Отношение между психологией и теорией познания пока что можно было бы представить себе нижеследующим образом. Точно так же, как теория познания черпает общезначимые и достоверные положения из остальных научных дисциплин, она могла бы заимствовать из описательной и анализирующей психологии сумму положений, потребную ей и не подлежащую никаким сомнениям. Искусно сплетенная из себя самой логическая паутина, носящаяся без привязи в пустом пространстве – неужели она достовернее и прочнее теории познания, пользующейся общезначимыми и твердыми положениями, выведенными из проверенных уже воззрений отдельных отраслей науки? Можно ли указать какую-нибудь теорию познания, которая не делала бы молчаливо или открыто таких заимствований? Вопрос может заключаться только в том, действительно ли заимствуемые положения выдержали испытание в смысле общеобязательности и строжайшей очевидности, причем, конечно, понятие подобной проверки должно обрести смысл и оправдание своего применения опять-таки в основах теории познания, заключающихся, в конечном итоге, во внутреннем опыте. Только об этом одном могла бы пока идти речь и при допущении психологических положений. Вопрос сводится лишь к тому, могут ли подобного рода положения быть добыты без помощи психологии, базирующейся на гипотезах. Одно это обстоятельство уже приводит к проблеме такой психологии, в которой гипотезы играли бы иную роль, нежели в господствующей ныне объяснительной психологии.

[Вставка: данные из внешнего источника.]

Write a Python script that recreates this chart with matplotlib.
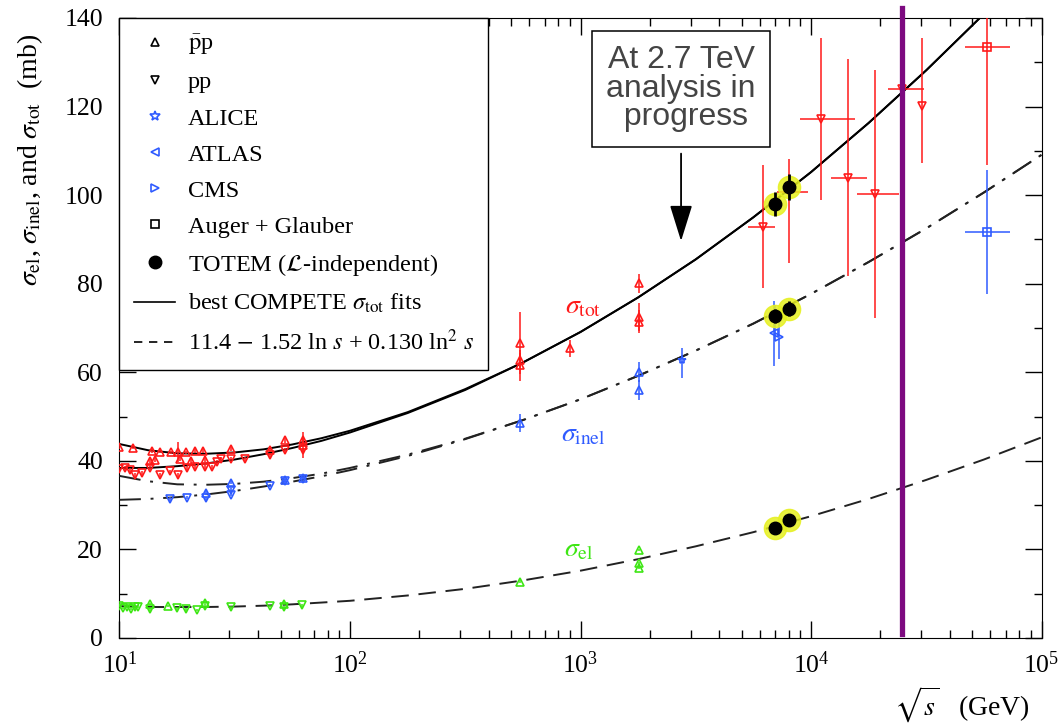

Но отношение психологии к теории познания отлично от отношения к ней прочих наук, даже предпосылаемых ей Кантом: математики, математического естествознания и логики. Душевная связь составляет подпочвенный слой процесса познания, и поэтому процесс познания может изучаться лишь в этой душевной связи и определяться лишь по его состоянию. Но мы видели уже методическое преимущество психологии в том, что душевная связь дана ей непосредственно, живо, в виде переживаемой действительности. Переживание связи лежит в основе всякого постижения фактов духовного, исторического и общественного порядка, в более или менее выясненном, расчлененном и исследованном виде. История наук о духе основывается именно на такой переживаемой связи, и она постепенно доводит ее до более ясного сознания. Исходя отсюда и можно разрешить проблему отношения между теорией познания и психологией. Основание теории познания заключается в живом сознании и общезначимом описании этой душевной связи. Теория познания не нуждается в законченной, завершенной психологии, но тем не менее всякая завершенная психология есть лишь научное осуществление того, что составляет и подпочву теории познания. Теория познания есть психология в движении, и притом в движении, направленном к определенной цели. Основанием ее является самосознание, охватывающее всю наличность душевной жизни в неискалеченном виде: общезначимость, истинность, действительность осмысленно определяются лишь из этой наличности.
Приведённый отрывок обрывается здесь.